Set the data down again, exactly as it reads, but without the pictures.
○ ○ ○ ○ ○
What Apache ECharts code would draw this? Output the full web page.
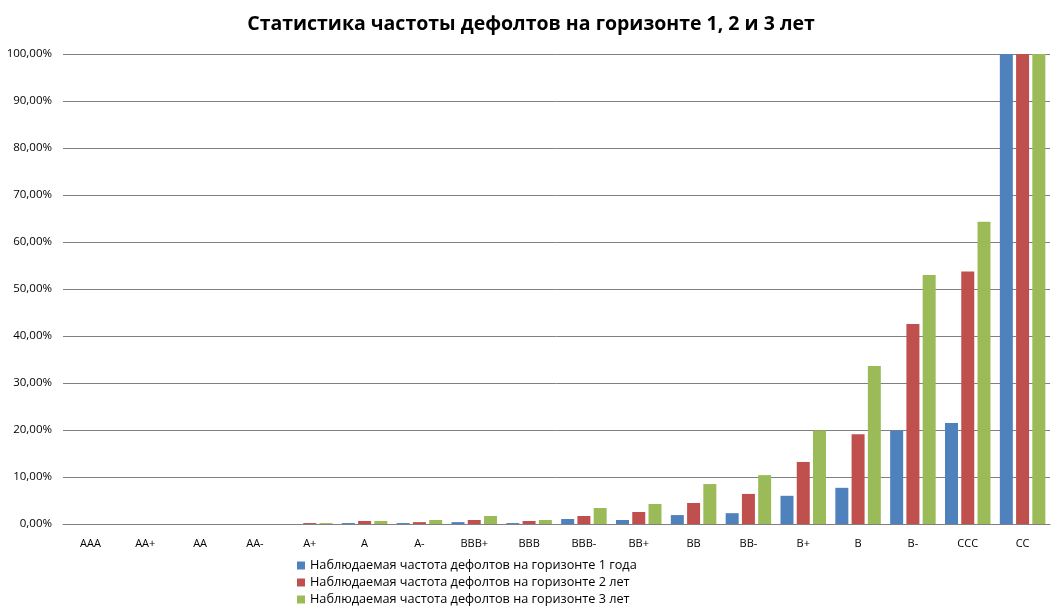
<!DOCTYPE html>
<html>
<head>
<meta charset="utf-8">
<script src="https://cdn.jsdelivr.net/npm/echarts@6/dist/echarts.min.js"></script>
<style>
    html, body { margin: 0; padding: 0; background: #fff; }
    #chart { width: 1062px; height: 613px; }
</style>
</head>
<body>
<div id="chart"></div>
<script>
    // рейтинги
    var categories = ['AAA', 'AA+', 'AA', 'AA-', 'A+', 'A', 'A-', 'BBB+', 'BBB', 'BBB-',
        'BB+', 'BB', 'BB-', 'B+', 'B', 'B-', 'CCC', 'CC'];
    // частота дефолтов, %
    var year1 = [0, 0, 0, 0, 0, 0.2, 0.2, 0.4, 0.2, 1.06, 0.85, 1.9, 2.3, 6.0, 7.7, 19.9, 21.5, 100];
    var year2 = [0, 0, 0, 0, 0.2, 0.64, 0.4, 0.85, 0.64, 1.7, 2.55, 4.47, 6.4, 13.2, 19.1, 42.55, 53.7, 100];
    var year3 = [0, 0, 0, 0, 0.2, 0.64, 0.85, 1.7, 0.85, 3.4, 4.26, 8.5, 10.4, 19.9, 33.6, 53.0, 64.3, 100];
    var seriesNames = [
        'Наблюдаемая частота дефолтов на горизонте 1 года',
        'Наблюдаемая частота дефолтов на горизонте 2 лет',
        'Наблюдаемая частота дефолтов на горизонте 3 лет'
    ];

    var myChart = echarts.init(document.getElementById('chart'));
    var font = '"Open Sans", "Noto Sans", sans-serif';

    function bar(name, data, color) {
        return {
            name: name,
            type: 'bar',
            data: data,
            barWidth: 13,
            barGap: '25%',
            itemStyle: { color: color },
            animation: false
        };
    }

    var option = {
        title: {
            text: 'Статистика частоты дефолтов на горизонте 1, 2 и 3 лет',
            left: 'center',
            top: 9,
            textStyle: { fontFamily: font, fontSize: 19.5, fontWeight: 'bold', color: '#000' }
        },
        legend: {
            orient: 'vertical',
            left: 292,
            top: 554,
            itemWidth: 8,
            itemHeight: 8,
            itemGap: 4,
            icon: 'rect',
            textStyle: { fontFamily: font, fontSize: 12.7, color: '#000' },
            data: seriesNames
        },
        grid: { left: 63, right: 12, top: 54, bottom: 89 },
        xAxis: {
            type: 'category',
            data: categories,
            axisTick: { show: false },
            axisLine: { lineStyle: { color: '#808080' } },
            axisLabel: { fontFamily: font, fontSize: 11, color: '#000', margin: 14 }
        },
        yAxis: {
            type: 'value',
            min: 0,
            max: 100,
            interval: 10,
            axisLine: { show: false },
            axisTick: { show: false },
            splitLine: { lineStyle: { color: '#808080' } },
            axisLabel: {
                fontFamily: font, fontSize: 11.5, color: '#000', margin: 11,
                formatter: function (v) { return v.toFixed(2).replace('.', ',') + '%'; }
            }
        },
        series: [
            bar(seriesNames[0], year1, '#4f81bd'),
            bar(seriesNames[1], year2, '#c0504d'),
            bar(seriesNames[2], year3, '#9bbb59')
        ]
    };

    myChart.setOption(option);
</script>
</body>
</html>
○ ○ ○ ○ ○
◆ RESPONSE TO THE TASK:
What Apache ECharts code would draw this? Output the full web page.
<!DOCTYPE html>
<html>
<head>
<meta charset="utf-8">
<script src="https://cdn.jsdelivr.net/npm/echarts@6/dist/echarts.min.js"></script>
<style>
    html, body { margin: 0; padding: 0; background: #fff; }
    #chart { width: 1062px; height: 613px; }
</style>
</head>
<body>
<div id="chart"></div>
<script>
    // рейтинги
    var categories = ['AAA', 'AA+', 'AA', 'AA-', 'A+', 'A', 'A-', 'BBB+', 'BBB', 'BBB-',
        'BB+', 'BB', 'BB-', 'B+', 'B', 'B-', 'CCC', 'CC'];
    // частота дефолтов, %
    var year1 = [0, 0, 0, 0, 0, 0.2, 0.2, 0.4, 0.2, 1.06, 0.85, 1.9, 2.3, 6.0, 7.7, 19.9, 21.5, 100];
    var year2 = [0, 0, 0, 0, 0.2, 0.64, 0.4, 0.85, 0.64, 1.7, 2.55, 4.47, 6.4, 13.2, 19.1, 42.55, 53.7, 100];
    var year3 = [0, 0, 0, 0, 0.2, 0.64, 0.85, 1.7, 0.85, 3.4, 4.26, 8.5, 10.4, 19.9, 33.6, 53.0, 64.3, 100];
    var seriesNames = [
        'Наблюдаемая частота дефолтов на горизонте 1 года',
        'Наблюдаемая частота дефолтов на горизонте 2 лет',
        'Наблюдаемая частота дефолтов на горизонте 3 лет'
    ];

    var myChart = echarts.init(document.getElementById('chart'));
    var font = '"Open Sans", "Noto Sans", sans-serif';

    function bar(name, data, color) {
        return {
            name: name,
            type: 'bar',
            data: data,
            barWidth: 13,
            barGap: '25%',
            itemStyle: { color: color },
            animation: false
        };
    }

    var option = {
        title: {
            text: 'Статистика частоты дефолтов на горизонте 1, 2 и 3 лет',
            left: 'center',
            top: 9,
            textStyle: { fontFamily: font, fontSize: 19.5, fontWeight: 'bold', color: '#000' }
        },
        legend: {
            orient: 'vertical',
            left: 292,
            top: 554,
            itemWidth: 8,
            itemHeight: 8,
            itemGap: 4,
            icon: 'rect',
            textStyle: { fontFamily: font, fontSize: 12.7, color: '#000' },
            data: seriesNames
        },
        grid: { left: 63, right: 12, top: 54, bottom: 89 },
        xAxis: {
            type: 'category',
            data: categories,
            axisTick: { show: false },
            axisLine: { lineStyle: { color: '#808080' } },
            axisLabel: { fontFamily: font, fontSize: 11, color: '#000', margin: 14 }
        },
        yAxis: {
            type: 'value',
            min: 0,
            max: 100,
            interval: 10,
            axisLine: { show: false },
            axisTick: { show: false },
            splitLine: { lineStyle: { color: '#808080' } },
            axisLabel: {
                fontFamily: font, fontSize: 11.5, color: '#000', margin: 11,
                formatter: function (v) { return v.toFixed(2).replace('.', ',') + '%'; }
            }
        },
        series: [
            bar(seriesNames[0], year1, '#4f81bd'),
            bar(seriesNames[1], year2, '#c0504d'),
            bar(seriesNames[2], year3, '#9bbb59')
        ]
    };

    myChart.setOption(option);
</script>
</body>
</html>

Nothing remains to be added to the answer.